-- Begin Raw data --

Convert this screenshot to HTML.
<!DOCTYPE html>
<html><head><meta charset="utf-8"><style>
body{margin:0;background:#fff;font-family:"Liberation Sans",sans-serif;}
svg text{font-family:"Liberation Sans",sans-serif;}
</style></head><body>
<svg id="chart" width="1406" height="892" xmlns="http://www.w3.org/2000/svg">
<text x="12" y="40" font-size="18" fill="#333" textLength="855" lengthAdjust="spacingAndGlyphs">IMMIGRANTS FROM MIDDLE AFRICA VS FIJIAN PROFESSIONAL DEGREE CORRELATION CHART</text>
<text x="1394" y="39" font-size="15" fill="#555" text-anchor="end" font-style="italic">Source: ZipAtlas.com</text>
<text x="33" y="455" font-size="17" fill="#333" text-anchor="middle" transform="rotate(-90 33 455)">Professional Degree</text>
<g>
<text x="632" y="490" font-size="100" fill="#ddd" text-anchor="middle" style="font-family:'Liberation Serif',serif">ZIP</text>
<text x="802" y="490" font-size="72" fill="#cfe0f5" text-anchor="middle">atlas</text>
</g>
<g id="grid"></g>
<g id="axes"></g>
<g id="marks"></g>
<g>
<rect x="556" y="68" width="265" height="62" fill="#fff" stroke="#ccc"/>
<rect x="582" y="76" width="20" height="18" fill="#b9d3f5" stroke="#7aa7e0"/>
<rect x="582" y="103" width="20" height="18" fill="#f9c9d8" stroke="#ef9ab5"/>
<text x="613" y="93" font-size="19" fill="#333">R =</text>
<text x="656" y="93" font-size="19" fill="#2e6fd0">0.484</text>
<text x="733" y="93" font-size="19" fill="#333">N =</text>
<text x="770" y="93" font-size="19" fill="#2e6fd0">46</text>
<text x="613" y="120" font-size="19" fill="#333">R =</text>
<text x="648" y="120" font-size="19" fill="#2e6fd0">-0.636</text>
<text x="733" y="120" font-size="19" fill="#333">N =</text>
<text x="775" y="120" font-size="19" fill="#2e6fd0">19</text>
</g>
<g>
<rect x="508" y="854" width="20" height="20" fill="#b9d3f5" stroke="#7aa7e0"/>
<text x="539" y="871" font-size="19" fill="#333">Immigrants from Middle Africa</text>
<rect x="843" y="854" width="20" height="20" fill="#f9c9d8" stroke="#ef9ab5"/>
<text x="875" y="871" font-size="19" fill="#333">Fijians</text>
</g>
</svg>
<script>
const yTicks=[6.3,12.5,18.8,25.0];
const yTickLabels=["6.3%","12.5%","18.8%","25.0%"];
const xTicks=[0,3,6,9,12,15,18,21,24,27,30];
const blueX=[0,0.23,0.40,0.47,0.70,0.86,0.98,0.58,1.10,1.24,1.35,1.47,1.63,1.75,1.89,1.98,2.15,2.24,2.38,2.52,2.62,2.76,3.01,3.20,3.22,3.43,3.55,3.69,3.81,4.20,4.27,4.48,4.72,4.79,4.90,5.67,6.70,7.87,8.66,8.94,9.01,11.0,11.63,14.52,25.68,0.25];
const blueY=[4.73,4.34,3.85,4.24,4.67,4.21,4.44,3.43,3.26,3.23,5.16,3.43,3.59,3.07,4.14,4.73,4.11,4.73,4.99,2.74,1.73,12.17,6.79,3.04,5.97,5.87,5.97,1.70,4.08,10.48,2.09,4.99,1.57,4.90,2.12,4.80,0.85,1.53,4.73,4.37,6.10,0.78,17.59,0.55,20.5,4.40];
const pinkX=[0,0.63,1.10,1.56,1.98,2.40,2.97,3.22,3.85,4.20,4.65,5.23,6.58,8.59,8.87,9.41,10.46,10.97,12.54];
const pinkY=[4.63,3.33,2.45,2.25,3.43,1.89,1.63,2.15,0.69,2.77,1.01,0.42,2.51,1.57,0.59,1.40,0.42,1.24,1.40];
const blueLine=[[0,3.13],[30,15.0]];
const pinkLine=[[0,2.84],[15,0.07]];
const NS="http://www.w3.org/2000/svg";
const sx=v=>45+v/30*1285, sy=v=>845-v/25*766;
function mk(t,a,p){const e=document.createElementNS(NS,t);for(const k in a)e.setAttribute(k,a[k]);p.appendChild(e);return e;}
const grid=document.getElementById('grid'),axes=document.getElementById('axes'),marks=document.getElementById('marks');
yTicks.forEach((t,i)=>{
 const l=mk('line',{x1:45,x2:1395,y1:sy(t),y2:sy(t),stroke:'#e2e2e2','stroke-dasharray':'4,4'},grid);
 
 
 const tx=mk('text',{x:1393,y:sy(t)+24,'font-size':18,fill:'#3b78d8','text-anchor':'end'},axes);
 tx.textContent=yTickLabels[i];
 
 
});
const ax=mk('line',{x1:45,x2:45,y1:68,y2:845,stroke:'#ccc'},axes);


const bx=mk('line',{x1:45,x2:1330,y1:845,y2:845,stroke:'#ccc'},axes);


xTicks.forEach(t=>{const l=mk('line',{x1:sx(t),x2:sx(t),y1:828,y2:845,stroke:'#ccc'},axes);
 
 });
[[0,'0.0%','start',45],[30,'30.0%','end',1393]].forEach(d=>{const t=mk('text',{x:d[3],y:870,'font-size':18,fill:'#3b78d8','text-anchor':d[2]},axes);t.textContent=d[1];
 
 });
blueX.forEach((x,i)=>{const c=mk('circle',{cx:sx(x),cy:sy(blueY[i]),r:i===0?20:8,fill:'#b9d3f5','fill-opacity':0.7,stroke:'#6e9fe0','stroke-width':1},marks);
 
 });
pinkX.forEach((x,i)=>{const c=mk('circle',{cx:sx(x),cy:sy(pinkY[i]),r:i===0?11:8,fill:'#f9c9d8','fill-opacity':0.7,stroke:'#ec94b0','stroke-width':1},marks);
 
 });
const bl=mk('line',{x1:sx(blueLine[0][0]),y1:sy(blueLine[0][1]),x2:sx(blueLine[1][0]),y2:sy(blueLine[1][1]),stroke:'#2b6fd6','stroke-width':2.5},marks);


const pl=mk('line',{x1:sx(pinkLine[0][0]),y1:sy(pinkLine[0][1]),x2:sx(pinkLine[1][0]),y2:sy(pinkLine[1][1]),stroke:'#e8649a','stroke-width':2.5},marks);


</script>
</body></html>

-- End Raw data --

Goal>
Extract each line of the listing above, copying it word for word.

Response to this exercise>
Convert this screenshot to HTML.
<!DOCTYPE html>
<html><head><meta charset="utf-8"><style>
body{margin:0;background:#fff;font-family:"Liberation Sans",sans-serif;}
svg text{font-family:"Liberation Sans",sans-serif;}
</style></head><body>
<svg id="chart" width="1406" height="892" xmlns="http://www.w3.org/2000/svg">
<text x="12" y="40" font-size="18" fill="#333" textLength="855" lengthAdjust="spacingAndGlyphs">IMMIGRANTS FROM MIDDLE AFRICA VS FIJIAN PROFESSIONAL DEGREE CORRELATION CHART</text>
<text x="1394" y="39" font-size="15" fill="#555" text-anchor="end" font-style="italic">Source: ZipAtlas.com</text>
<text x="33" y="455" font-size="17" fill="#333" text-anchor="middle" transform="rotate(-90 33 455)">Professional Degree</text>
<g>
<text x="632" y="490" font-size="100" fill="#ddd" text-anchor="middle" style="font-family:'Liberation Serif',serif">ZIP</text>
<text x="802" y="490" font-size="72" fill="#cfe0f5" text-anchor="middle">atlas</text>
</g>
<g id="grid"></g>
<g id="axes"></g>
<g id="marks"></g>
<g>
<rect x="556" y="68" width="265" height="62" fill="#fff" stroke="#ccc"/>
<rect x="582" y="76" width="20" height="18" fill="#b9d3f5" stroke="#7aa7e0"/>
<rect x="582" y="103" width="20" height="18" fill="#f9c9d8" stroke="#ef9ab5"/>
<text x="613" y="93" font-size="19" fill="#333">R =</text>
<text x="656" y="93" font-size="19" fill="#2e6fd0">0.484</text>
<text x="733" y="93" font-size="19" fill="#333">N =</text>
<text x="770" y="93" font-size="19" fill="#2e6fd0">46</text>
<text x="613" y="120" font-size="19" fill="#333">R =</text>
<text x="648" y="120" font-size="19" fill="#2e6fd0">-0.636</text>
<text x="733" y="120" font-size="19" fill="#333">N =</text>
<text x="775" y="120" font-size="19" fill="#2e6fd0">19</text>
</g>
<g>
<rect x="508" y="854" width="20" height="20" fill="#b9d3f5" stroke="#7aa7e0"/>
<text x="539" y="871" font-size="19" fill="#333">Immigrants from Middle Africa</text>
<rect x="843" y="854" width="20" height="20" fill="#f9c9d8" stroke="#ef9ab5"/>
<text x="875" y="871" font-size="19" fill="#333">Fijians</text>
</g>
</svg>
<script>
const yTicks=[6.3,12.5,18.8,25.0];
const yTickLabels=["6.3%","12.5%","18.8%","25.0%"];
const xTicks=[0,3,6,9,12,15,18,21,24,27,30];
const blueX=[0,0.23,0.40,0.47,0.70,0.86,0.98,0.58,1.10,1.24,1.35,1.47,1.63,1.75,1.89,1.98,2.15,2.24,2.38,2.52,2.62,2.76,3.01,3.20,3.22,3.43,3.55,3.69,3.81,4.20,4.27,4.48,4.72,4.79,4.90,5.67,6.70,7.87,8.66,8.94,9.01,11.0,11.63,14.52,25.68,0.25];
const blueY=[4.73,4.34,3.85,4.24,4.67,4.21,4.44,3.43,3.26,3.23,5.16,3.43,3.59,3.07,4.14,4.73,4.11,4.73,4.99,2.74,1.73,12.17,6.79,3.04,5.97,5.87,5.97,1.70,4.08,10.48,2.09,4.99,1.57,4.90,2.12,4.80,0.85,1.53,4.73,4.37,6.10,0.78,17.59,0.55,20.5,4.40];
const pinkX=[0,0.63,1.10,1.56,1.98,2.40,2.97,3.22,3.85,4.20,4.65,5.23,6.58,8.59,8.87,9.41,10.46,10.97,12.54];
const pinkY=[4.63,3.33,2.45,2.25,3.43,1.89,1.63,2.15,0.69,2.77,1.01,0.42,2.51,1.57,0.59,1.40,0.42,1.24,1.40];
const blueLine=[[0,3.13],[30,15.0]];
const pinkLine=[[0,2.84],[15,0.07]];
const NS="http://www.w3.org/2000/svg";
const sx=v=>45+v/30*1285, sy=v=>845-v/25*766;
function mk(t,a,p){const e=document.createElementNS(NS,t);for(const k in a)e.setAttribute(k,a[k]);p.appendChild(e);return e;}
const grid=document.getElementById('grid'),axes=document.getElementById('axes'),marks=document.getElementById('marks');
yTicks.forEach((t,i)=>{
 const l=mk('line',{x1:45,x2:1395,y1:sy(t),y2:sy(t),stroke:'#e2e2e2','stroke-dasharray':'4,4'},grid);
 
 
 const tx=mk('text',{x:1393,y:sy(t)+24,'font-size':18,fill:'#3b78d8','text-anchor':'end'},axes);
 tx.textContent=yTickLabels[i];
 
 
});
const ax=mk('line',{x1:45,x2:45,y1:68,y2:845,stroke:'#ccc'},axes);


const bx=mk('line',{x1:45,x2:1330,y1:845,y2:845,stroke:'#ccc'},axes);


xTicks.forEach(t=>{const l=mk('line',{x1:sx(t),x2:sx(t),y1:828,y2:845,stroke:'#ccc'},axes);
 
 });
[[0,'0.0%','start',45],[30,'30.0%','end',1393]].forEach(d=>{const t=mk('text',{x:d[3],y:870,'font-size':18,fill:'#3b78d8','text-anchor':d[2]},axes);t.textContent=d[1];
 
 });
blueX.forEach((x,i)=>{const c=mk('circle',{cx:sx(x),cy:sy(blueY[i]),r:i===0?20:8,fill:'#b9d3f5','fill-opacity':0.7,stroke:'#6e9fe0','stroke-width':1},marks);
 
 });
pinkX.forEach((x,i)=>{const c=mk('circle',{cx:sx(x),cy:sy(pinkY[i]),r:i===0?11:8,fill:'#f9c9d8','fill-opacity':0.7,stroke:'#ec94b0','stroke-width':1},marks);
 
 });
const bl=mk('line',{x1:sx(blueLine[0][0]),y1:sy(blueLine[0][1]),x2:sx(blueLine[1][0]),y2:sy(blueLine[1][1]),stroke:'#2b6fd6','stroke-width':2.5},marks);


const pl=mk('line',{x1:sx(pinkLine[0][0]),y1:sy(pinkLine[0][1]),x2:sx(pinkLine[1][0]),y2:sy(pinkLine[1][1]),stroke:'#e8649a','stroke-width':2.5},marks);


</script>
</body></html>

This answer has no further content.